Under the IRA’s Waste Emissions Charge, operators exceeding a 0.2 percent methane intensity of natural gas sold from the facility pay for excess methane emissions. But current GHGRP inventories fail to include many operators actually above this threshold. Aerial super-emitting methane intensities for these Permian Basin operators were on average over three times the 0.2 percent threshold. Some operators exceeded this threshold by almost nine times.

Applying the IRA Waste Emissions Charge’s proposed $900 per metric ton of methane to these GHGRP inventories would miss approximately $208 million in fees. Approximately $2 million in fees would be collected using current GHGRP inventories while using measured super-emitting data alone yields an estimated $210 million in fees, over 200 times higher. The Waste Emissions Charge is sensitive not only to methane intensity but also to gas volumes, so fees reflect and scale based on estimated climate damage. Without correction, this data gap will lead to even more lost revenue; the Waste Emissions Charge will charge $1,500 per metric ton of methane starting in 2026.

Exhibit 2: Differences in methane waste fees for a sampling of operators.

Hundreds of millions of dollars hang in the balance. Furthermore, this shortfall between self-reported GHGRP methane emissions and measured operational emissions creates perverse incentives and unfairly penalizes some operators while benefiting others.

Developing accurate O&G sector emissions inventories is doable. Some operators and numerous third parties have been measuring emissions data for years. Others use open-source, verifiable standards to certify their methane intensity. Measured methane data are increasingly integrating into bottom-up models like RMI’s OCI+ for forecasting global O&G emissions.

The US government recognizes the importance of emissions transparency for climate mitigation. IRA’s Methane Emissions Reduction Program includes financial and technical assistance for O&G emission reductions. This year, the EPA and the Pipeline and Hazardous Materials Safety Association (PHMSA) proposed a new “other large release events” reporting category to incorporate super-emitting events. The EPA’s other proposed revisions to Subpart W include expanded source coverage, updated emission factors, use of more empirical data, and increased public transparency. These changes — with several recommendations from RMI and Carbon Mapper — can vastly improve Subpart W emissions accounting.

Subpart W regulations will be effective in 2025, behind the Waste Emissions Charge, effective in 2024. Operators are in a critical window to improve their inventories, as 2025 inventories will reflect the combined effectiveness of these recent policies.
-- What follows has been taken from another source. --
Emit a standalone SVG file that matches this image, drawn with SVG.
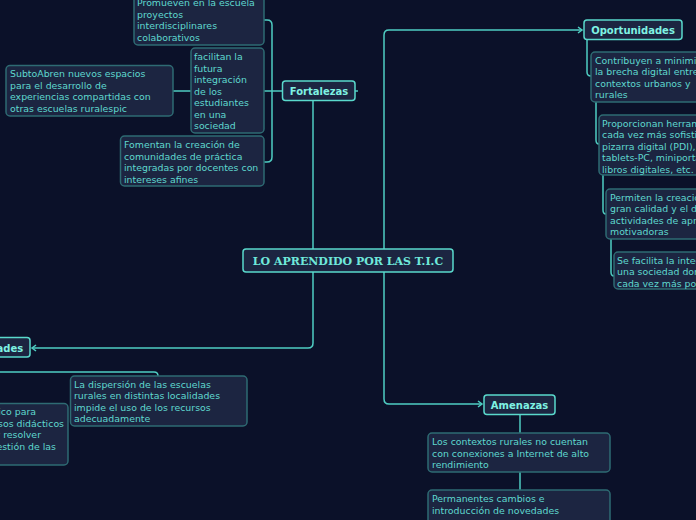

Accurate emissions inventories benefit all actors

A US carbon tax has long been discussed, but never adopted. IRA's Waste Emissions Charge using accurate methane inventories can make history. Full accounting of methane emissions using empirical data can go a long way to incentivize climate action, highlight critical mitigation measures, and create public emissions transparency. These tools and incentives can catalyze owners and operators throughout the O&G supply chain, from producers to shippers and refiners.

Accurate reporting also informs O&G investors and buyers who aim to make better climate-aligned purchases. Providing regulatory agencies with sufficient data can also lead to more effective regulations targeting highlighted sources of methane emissions.

By putting a price on methane, emissions reduction can be factored into the industry’s economic decision-making. Given the highly competitive nature of the O&G industry, accurately pricing methane will make it matter in the marketplace. Increased monitoring and use of empirical data will guide operators to fix their largest emissions sources while rewarding operators with the lowest methane intensities. Given the large volume of gas flowing through today’s economy, the lower the methane intensity, the less climate-related damage imposed on the US and global population.